I now remembered that the good woman had asked me as I was going off with the guide: "When do you expect to return?" and that when I said, "In two days," she shrugged her shoulders, and seemed to intimate something with her eyes.

"Very well," I said to the woman, "I shall not give the man a single quattrino more than was agreed on. On that my mind is made up."

He came in the evening and took away quietly enough the money I had thrown down. But although this looked like an admission of his misconduct, I thought it best to maintain a sharp look-out, and did not go beyond the gates after night-fall.

The following evening I took a walk in the company of a Corsican officer whose acquaintance I had made. Outside the gate I witnessed a slight specimen of Corsican temperament. A youth of about fifteen had tied a horse to a fence, and was throwing stones at it, quite beside himself with rage, and howling out his fury like some maddened beast. The poor animal had probably offended him by a fit of obstinacy. I stood looking at him, and provoked at such malignant brutality, at last called to him to cease. Instantly my companion said to me: "For Heaven's sake come away, and be quiet." I obeyed, not a little struck with the scene, and the suppressed tones in which my companion had addressed me. This, too, was a glimpse of the state of Corsican society.

Shortly after, the youth flew past on the horse like a demon, his hair streaming, his face on flame, his eyes still sparkling with fury.

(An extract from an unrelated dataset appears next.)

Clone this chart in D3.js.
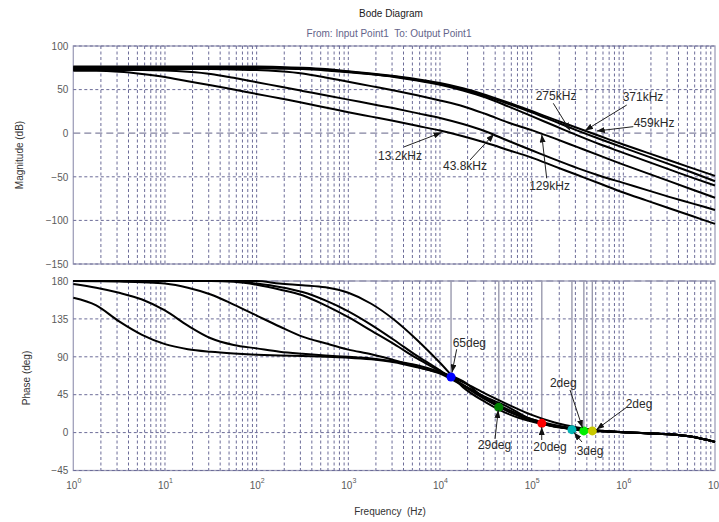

I felt deeply at that moment that I was among barbarians, and a sudden longing for Florence and its mild Italians filled me.

But there was still another disagreeable little incident in store for me. We had not gone a mile further into the hills, when I saw my guide walking along a height a little distance from the road, his gun upon his shoulder. He sat down on a rock, resting his piece across his knee. I did not know whether he still bore me a grudge, and meant mischief, but it was possible. I pointed him out to my companion, and continued my walk past him, not choosing to show any signs of fear; but I felt uncomfortable. "He will not shoot at you," said the officer, "unless you have offended him by some injurious word. But if you have done that, no saying what may happen; these men will stand no insult." He did not shoot, for which I was obliged to the bloodthirsty vampire, or the poor devil, let me rather call him—for nature sins here more than man. The blood that is shed among the Corsican hills is seldom shed from such a despicable motive as lust of gold—almost always from false notions of honour. The Corsican Vendetta is a chivalrous duel for life and death.


CHAPTER VI.
FROM CORTE TO AJACCIO.

Travelling from Corte to Ajaccio, you keep ascending for several leagues till you reach Monte d'Oro; the road leads southwards through a beautiful and well-cultivated undulating region, full of magnificent chestnut-groves. Nothing can be more cheerful than the landscapes of the canton of Serraggio, formerly the pieve of Venaco. Brooks which descend from Monte Rotondo water here a lovely green country, on whose eminences little hamlets stand, as Pietro, Casa Nova, Riventosa, and Poggio.